Below I have compiled some results across a few popular games including Battlefield 4 (BF4), Dirt: Rally, Crysis 3, and Ashes of the Singularity. This was done with a 6700K, 5820K, and 6950X, all at 4 GHz with the memory at DDR4 3000 MHz CL15-15-15-35-2N timings. In some titles, you are seeing a few FPS increase as the core count goes up, but truly it isn’t much, particularly between the 5820K and 6950X. We know most games just simply don’t need more than four cores to get optimal performance as we are seeing here.

One special thing to note however is with Ashes of the Singularity. In this title, while the FPS didn’t really increase, the benchmark does mention the limitation of the test system. When I increased core count the CPU dependency dropped compared to a CPU with less cores. With DirectX 12 (DX12) breaking on to the scene, in name, its only a matter of time before more DX12 titles come out which will use more cores. This will likely be a good couple of years, so those with quad cores don’t have to sweat for a while to come.
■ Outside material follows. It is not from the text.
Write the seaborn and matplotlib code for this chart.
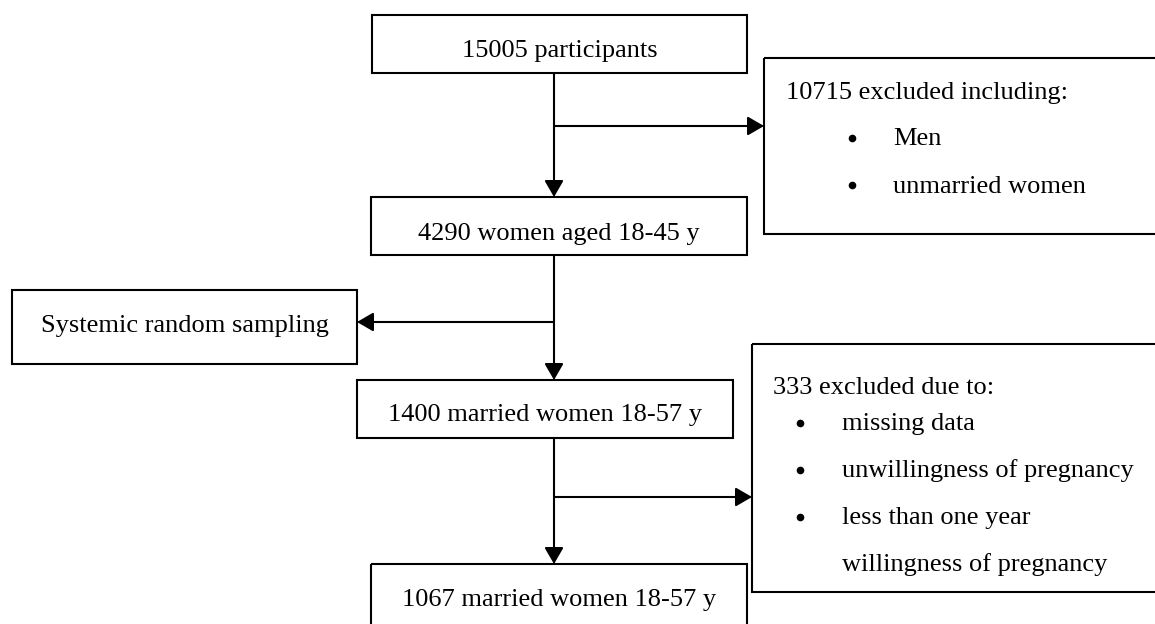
import matplotlib
matplotlib.use("Agg")
import matplotlib.pyplot as plt
import seaborn as sns
from matplotlib.patches import Rectangle

# Flow chart content
main_steps = ["15005 participants", "4290 women aged 18-45 y",
              "1400 married women 18-57 y", "1067 married women 18-57 y"]
side_step = "Systemic random sampling"
excl1_title = "10715 excluded including:"
excl1_items = ["Men", "unmarried women"]
excl2_title = "333 excluded due to:"
excl2_items = ["missing data", "unwillingness of pregnancy", "less than one year"]
excl2_cont = "willingness of pregnancy"

# Layout (pixels, y downward)
main_boxes = [(372, 15, 747, 73), (371, 197, 747, 255),
              (357, 380, 733, 438), (371, 564, 747, 650)]
main_baselines = [57, 240, 421, 606]
side_box = (12, 290, 357, 364)
side_baseline = 332
excl_boxes = [(764, 58, 1170, 234), (752, 344, 1170, 592)]
spine_x = 554

sns.set_style("white")
plt.rcParams["font.family"] = ["Liberation Serif", "DejaVu Serif"]
plt.rcParams["text.color"] = "black"

fig = plt.figure(figsize=(11.55, 6.24), dpi=100)
ax = fig.add_axes([0, 0, 1, 1])
ax.set_xlim(0, 1155)
ax.set_ylim(624, 0)
ax.axis("off")

LW = 1.5
FS = 19


def box(b):
    x0, y0, x1, y1 = b
    ax.add_patch(Rectangle((x0, y0), x1 - x0, y1 - y0, fill=False,
                           edgecolor="black", lw=LW, clip_on=False))


def arrow(start, tip):
    ax.annotate("", xy=tip, xytext=start,
                arrowprops=dict(arrowstyle="-|>,head_length=1.0,head_width=0.58",
                                mutation_scale=10, lw=LW, color="black",
                                shrinkA=0, shrinkB=0))


def bullet(x, y):
    ax.plot([x], [y], marker="o", color="black", markersize=5.5, markeredgewidth=0)


for label, b, base in zip(main_steps, main_boxes, main_baselines):
    box(b)
    ax.text((b[0] + b[2]) / 2, base, label, ha="center", va="baseline", fontsize=FS)

box(side_box)
ax.text((side_box[0] + side_box[2]) / 2, side_baseline, side_step,
        ha="center", va="baseline", fontsize=FS)

for b in excl_boxes:
    box(b)

# vertical arrows between main boxes
for upper, lower in zip(main_boxes[:-1], main_boxes[1:]):
    ax.plot([spine_x, spine_x], [upper[3], lower[1] - 10], color="black", lw=LW)
    arrow((spine_x, lower[1] - 14), (spine_x, lower[1]))

# side branches
arrow((spine_x, 126), (excl_boxes[0][0], 126))
arrow((spine_x, 322), (side_box[2], 322))
arrow((spine_x, 497), (excl_boxes[1][0], 497))

# exclusion box 1 text
ax.text(786, 99, excl1_title, ha="left", va="baseline", fontsize=FS)
for y, base, item in zip([138, 185], [145, 193], excl1_items):
    bullet(852, y)
    ax.text(893, base, item, ha="left", va="baseline", fontsize=FS)

# exclusion box 2 text
ax.text(773, 394, excl2_title, ha="left", va="baseline", fontsize=FS)
for y, base, item in zip([423, 470, 517], [430, 477, 524], excl2_items):
    bullet(800, y)
    ax.text(842, base, item, ha="left", va="baseline", fontsize=FS)
ax.text(842, 571, excl2_cont, ha="left", va="baseline", fontsize=FS)

fig.savefig("out.png", dpi=100, facecolor="white")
This slideshow requires JavaScript.

Head to Head Results

In this last set of slides, I ran all the CPU benchmarks at 4 GHz with DDR4 3000 MHz CL15-15-15-25-2N memory. The point here was to show off the enhancement more cores and threads give on the multi-threaded benchmarks, and to show off any IPC improvements/shortcomings over the previous generation of CPUs.

Looking at the AIDA tests, we can see significant improvements across the board as we would expect. We are not seeing a 1:1 change here of 25% (25% more cores and threads compared with 5960X) with these specific tests. We can see where clockspeed rules in VP8 and the memory constraints in PhotoWorxx due to lack of core scaling.

With our HWBOT multi-threaded suite, consisting of 7Zip, x265 (HWBOT), POVRay, and Cinebench R11.5/R15, we start to see a lot more consistent scaling here. Across all of these benchmarks, we are seeing almost a 23% increase from just the number of cores and some IPC improvements over Haswell-E. The same goes for the next slide in Intel XTU and WPrime. In those two benchmarks we are again seeing a nearly 23% increase.

The single-threaded benchmarks SuperPi 1M and 32M were included to show, as best we can with different systems, an IPC difference. In this case, we didn’t happen to see anything measurable for all intents and purposes. But again it was on different systems and memory (though primary timings are the same, secondary/tertiary are not). Where you can really see a difference though is at stock speeds and the performance increase Turbo Boost 3.0 offers going above and beyond Turbo Boost 2.0. Intel claims up to a 15% difference, which would put a single core at up to 4 GHz, when compared to the previous generation of Turbo Boost. Be aware, however, your mileage may vary here as each CPU and its cores are different. Where I may boost to 4 GHz, yours may not reach as high or maybe it will reach higher?

This slideshow requires JavaScript.

Overclocking

Onto the most exciting part of the review… well, at least for me, the overclocking! We are going to take the MSI X99A Gaming Pro Carbon and lean on the 10 core/20 thread monster a bit and see where we come out for daily driving. Since the board won’t be the limiting factor, the only thing getting in our way are temps and voltage. We have already seen 4 GHz in the testing above. So, to make this section worth it, we have to be above that, right? We are. I ended up at 4.2 GHz/1.20 V. It was able to run some pretty heavy benchmarks in Cinebench R15, WPrime 32M/1024M, and Hyper Pi 1M do I moved on. After I knocked out those benchmarks, I put it under a stress test in AIDA64‘s System Stability Test (default) and let it rip. It was stable enough there to run at least those 30 minutes (ran for over an hour actually as I went back and forth from watching the Cleveland Cavaliers beat the Toronto Raptors and writing this article) as well as get in some Battlefield 4 over an hour. Seemed stable enough!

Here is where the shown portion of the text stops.